STATED TASK ▸
Go through the data below and copy it exactly, skipping every picture.

COLLECTED DATA ▸
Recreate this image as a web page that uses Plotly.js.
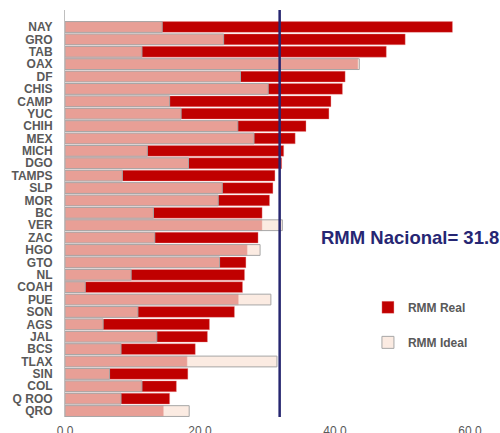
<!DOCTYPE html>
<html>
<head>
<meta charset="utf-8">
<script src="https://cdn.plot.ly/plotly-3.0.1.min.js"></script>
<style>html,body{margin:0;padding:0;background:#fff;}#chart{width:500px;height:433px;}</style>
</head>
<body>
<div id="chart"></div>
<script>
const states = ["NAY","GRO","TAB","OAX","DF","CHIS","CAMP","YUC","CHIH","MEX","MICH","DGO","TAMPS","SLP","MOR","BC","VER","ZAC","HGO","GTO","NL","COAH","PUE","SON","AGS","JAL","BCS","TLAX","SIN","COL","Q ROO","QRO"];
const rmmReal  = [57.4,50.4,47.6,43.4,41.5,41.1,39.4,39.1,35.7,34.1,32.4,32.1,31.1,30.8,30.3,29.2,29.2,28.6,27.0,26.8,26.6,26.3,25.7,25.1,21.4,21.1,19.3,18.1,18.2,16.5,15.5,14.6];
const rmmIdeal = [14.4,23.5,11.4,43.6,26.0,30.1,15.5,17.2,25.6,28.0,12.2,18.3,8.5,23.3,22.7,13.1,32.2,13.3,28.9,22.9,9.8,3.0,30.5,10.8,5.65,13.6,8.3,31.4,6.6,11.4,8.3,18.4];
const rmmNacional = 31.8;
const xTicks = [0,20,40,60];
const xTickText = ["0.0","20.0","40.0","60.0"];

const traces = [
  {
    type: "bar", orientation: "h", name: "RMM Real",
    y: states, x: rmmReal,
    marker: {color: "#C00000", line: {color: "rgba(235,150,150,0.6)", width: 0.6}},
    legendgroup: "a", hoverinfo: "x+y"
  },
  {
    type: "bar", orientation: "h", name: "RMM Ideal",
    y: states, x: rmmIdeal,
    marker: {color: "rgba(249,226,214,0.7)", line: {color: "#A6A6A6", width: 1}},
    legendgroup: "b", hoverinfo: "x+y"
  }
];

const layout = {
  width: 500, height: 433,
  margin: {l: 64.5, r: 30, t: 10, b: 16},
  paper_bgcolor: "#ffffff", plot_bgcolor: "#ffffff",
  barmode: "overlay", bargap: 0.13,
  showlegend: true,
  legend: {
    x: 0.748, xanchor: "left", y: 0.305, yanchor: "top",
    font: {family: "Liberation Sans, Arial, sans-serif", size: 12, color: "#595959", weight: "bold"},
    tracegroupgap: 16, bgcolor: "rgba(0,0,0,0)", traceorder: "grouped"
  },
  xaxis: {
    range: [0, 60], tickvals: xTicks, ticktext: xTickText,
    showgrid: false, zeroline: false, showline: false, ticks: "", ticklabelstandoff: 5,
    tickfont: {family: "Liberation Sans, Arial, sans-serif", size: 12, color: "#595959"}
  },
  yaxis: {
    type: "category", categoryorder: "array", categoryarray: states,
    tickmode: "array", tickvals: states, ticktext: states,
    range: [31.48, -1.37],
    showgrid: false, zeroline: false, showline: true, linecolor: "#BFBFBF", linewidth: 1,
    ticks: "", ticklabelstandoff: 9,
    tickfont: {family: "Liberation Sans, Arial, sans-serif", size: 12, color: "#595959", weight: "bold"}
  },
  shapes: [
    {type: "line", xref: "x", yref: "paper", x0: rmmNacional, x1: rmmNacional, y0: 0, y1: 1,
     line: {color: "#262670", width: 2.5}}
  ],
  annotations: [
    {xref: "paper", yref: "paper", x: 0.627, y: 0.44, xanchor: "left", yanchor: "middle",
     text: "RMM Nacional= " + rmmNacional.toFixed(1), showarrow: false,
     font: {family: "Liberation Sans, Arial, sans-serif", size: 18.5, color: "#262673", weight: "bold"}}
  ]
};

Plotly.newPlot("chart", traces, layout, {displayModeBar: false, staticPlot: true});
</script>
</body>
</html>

RESPONSE TO THIS EXERCISE ▸
Recreate this image as a web page that uses Plotly.js.
<!DOCTYPE html>
<html>
<head>
<meta charset="utf-8">
<script src="https://cdn.plot.ly/plotly-3.0.1.min.js"></script>
<style>html,body{margin:0;padding:0;background:#fff;}#chart{width:500px;height:433px;}</style>
</head>
<body>
<div id="chart"></div>
<script>
const states = ["NAY","GRO","TAB","OAX","DF","CHIS","CAMP","YUC","CHIH","MEX","MICH","DGO","TAMPS","SLP","MOR","BC","VER","ZAC","HGO","GTO","NL","COAH","PUE","SON","AGS","JAL","BCS","TLAX","SIN","COL","Q ROO","QRO"];
const rmmReal  = [57.4,50.4,47.6,43.4,41.5,41.1,39.4,39.1,35.7,34.1,32.4,32.1,31.1,30.8,30.3,29.2,29.2,28.6,27.0,26.8,26.6,26.3,25.7,25.1,21.4,21.1,19.3,18.1,18.2,16.5,15.5,14.6];
const rmmIdeal = [14.4,23.5,11.4,43.6,26.0,30.1,15.5,17.2,25.6,28.0,12.2,18.3,8.5,23.3,22.7,13.1,32.2,13.3,28.9,22.9,9.8,3.0,30.5,10.8,5.65,13.6,8.3,31.4,6.6,11.4,8.3,18.4];
const rmmNacional = 31.8;
const xTicks = [0,20,40,60];
const xTickText = ["0.0","20.0","40.0","60.0"];

const traces = [
  {
    type: "bar", orientation: "h", name: "RMM Real",
    y: states, x: rmmReal,
    marker: {color: "#C00000", line: {color: "rgba(235,150,150,0.6)", width: 0.6}},
    legendgroup: "a", hoverinfo: "x+y"
  },
  {
    type: "bar", orientation: "h", name: "RMM Ideal",
    y: states, x: rmmIdeal,
    marker: {color: "rgba(249,226,214,0.7)", line: {color: "#A6A6A6", width: 1}},
    legendgroup: "b", hoverinfo: "x+y"
  }
];

const layout = {
  width: 500, height: 433,
  margin: {l: 64.5, r: 30, t: 10, b: 16},
  paper_bgcolor: "#ffffff", plot_bgcolor: "#ffffff",
  barmode: "overlay", bargap: 0.13,
  showlegend: true,
  legend: {
    x: 0.748, xanchor: "left", y: 0.305, yanchor: "top",
    font: {family: "Liberation Sans, Arial, sans-serif", size: 12, color: "#595959", weight: "bold"},
    tracegroupgap: 16, bgcolor: "rgba(0,0,0,0)", traceorder: "grouped"
  },
  xaxis: {
    range: [0, 60], tickvals: xTicks, ticktext: xTickText,
    showgrid: false, zeroline: false, showline: false, ticks: "", ticklabelstandoff: 5,
    tickfont: {family: "Liberation Sans, Arial, sans-serif", size: 12, color: "#595959"}
  },
  yaxis: {
    type: "category", categoryorder: "array", categoryarray: states,
    tickmode: "array", tickvals: states, ticktext: states,
    range: [31.48, -1.37],
    showgrid: false, zeroline: false, showline: true, linecolor: "#BFBFBF", linewidth: 1,
    ticks: "", ticklabelstandoff: 9,
    tickfont: {family: "Liberation Sans, Arial, sans-serif", size: 12, color: "#595959", weight: "bold"}
  },
  shapes: [
    {type: "line", xref: "x", yref: "paper", x0: rmmNacional, x1: rmmNacional, y0: 0, y1: 1,
     line: {color: "#262670", width: 2.5}}
  ],
  annotations: [
    {xref: "paper", yref: "paper", x: 0.627, y: 0.44, xanchor: "left", yanchor: "middle",
     text: "RMM Nacional= " + rmmNacional.toFixed(1), showarrow: false,
     font: {family: "Liberation Sans, Arial, sans-serif", size: 18.5, color: "#262673", weight: "bold"}}
  ]
};

Plotly.newPlot("chart", traces, layout, {displayModeBar: false, staticPlot: true});
</script>
</body>
</html>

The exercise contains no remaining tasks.